Charlie Hunnam in The Lost City of Z.
Aidan Monaghan—Bleecker Street Media/Everett Collection

James Gray is one of our most classically elegant contemporary filmmakers and, in the United States, at least, one of our most underappreciated. His films have an ambitious, sweeping vision, but they’re deeply intimate, too. The Lost City of Z, based on David Grann’s best-selling book, is the story of a man who, once he’s gotten a taste of a secret world buried deep in the Amazon, no longer feels wholly comfortable either in his own country or his own skin. Charlie Hunnam stars as real-life British explorer Percy Fawcett, who, in 1925, disappeared in the Amazonian jungle while seeking a long-lost civilization. Others doubted its existence, and scoffed at Fawcett’s obsession.
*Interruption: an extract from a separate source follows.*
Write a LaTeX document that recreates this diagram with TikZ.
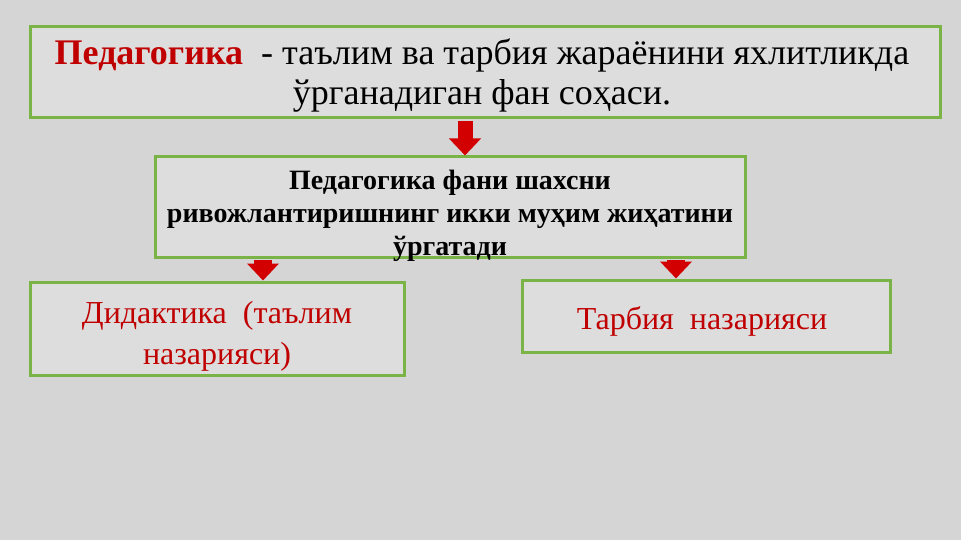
\documentclass[tikz,border=0pt]{standalone}
\usepackage{fontspec}
\setmainfont{Liberation Serif}
\usetikzlibrary{arrows.meta}
\definecolor{bgc}{RGB}{213,213,213}
\definecolor{boxfill}{RGB}{221,221,221}
\definecolor{boxline}{RGB}{122,180,70}
\definecolor{txtred}{RGB}{192,0,0}
\definecolor{arrred}{RGB}{210,0,0}
\tikzset{
  box/.style={draw=boxline, line width=3pt, fill=boxfill, inner sep=0pt},
  flowarrow/.style={draw=arrred, line width=#1, -{Triangle[width=31pt,length=17pt]}, shorten <=1.5pt},
}
\begin{document}
\begin{tikzpicture}[x=1pt,y=-1pt]
\fill[bgc] (0,0) rectangle (961,540);
\useasboundingbox (0,0) rectangle (961,540);
% boxes
\node[box, minimum width=910pt, minimum height=91pt] (b1) at (485,72.5) {};
\node[box, minimum width=590pt, minimum height=100pt] (b2) at (450,207) {};
\node[box, minimum width=374pt, minimum height=93pt] (b3) at (217,328.5) {};
\node[box, minimum width=368pt, minimum height=72pt] (b4) at (706,316) {};
% texts
\node[align=center, font=\fontsize{36}{40}\selectfont, inner sep=0pt] (t1) at (482,76)
  {{\bfseries\color{txtred}Педагогика}\ \ - таълим ва тарбия жараёнини яхлитликда\\ ўрганадиган фан соҳаси.};
\node[align=center, font=\fontsize{28}{33}\selectfont\bfseries, inner sep=0pt] (t2) at (450,216)
  {Педагогика фани шахсни\\ ривожлантиришнинг икки муҳим жиҳатини\\ ўргатади};
\node[align=center, font=\fontsize{32}{41}\selectfont, text=txtred, inner sep=0pt] (t3) at (217,336)
  {Дидактика\ \ (таълим\\ назарияси)};
\node[align=center, font=\fontsize{32}{38}\selectfont, text=txtred, inner sep=0pt] (t4) at (702,321)
  {Тарбия\ \ назарияси};
% arrows
\coordinate (x1) at (465,0);
\coordinate (x2) at (263,0);
\coordinate (x3) at (676,0);
\draw[flowarrow=15pt] (x1 |- b1.south) -- (x1 |- b2.north);
\draw[flowarrow=18pt] (x2 |- b2.south) -- (x2 |- b3.north);
\draw[flowarrow=18pt] (x3 |- b2.south) -- (x3 |- b4.north);
\end{tikzpicture}
\end{document}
But Fawcett knew in his bones, and in his heart, that the place was real, and he devoted his life to locating it. The Lost City of Z is about the way dreams take hold of us. But it also reminds us that we, too, are adventurers, and that we must be prepared for the everyday kinds of bravery expected of us. Gray is unafraid of intense emotions, written out in a filmmaking language that’s bold yet fine-grained. His pictures are sometimes bracingly out of style. But why else do we look at them—and why do we look at old ones, made before we were born—if not to feel lost in time?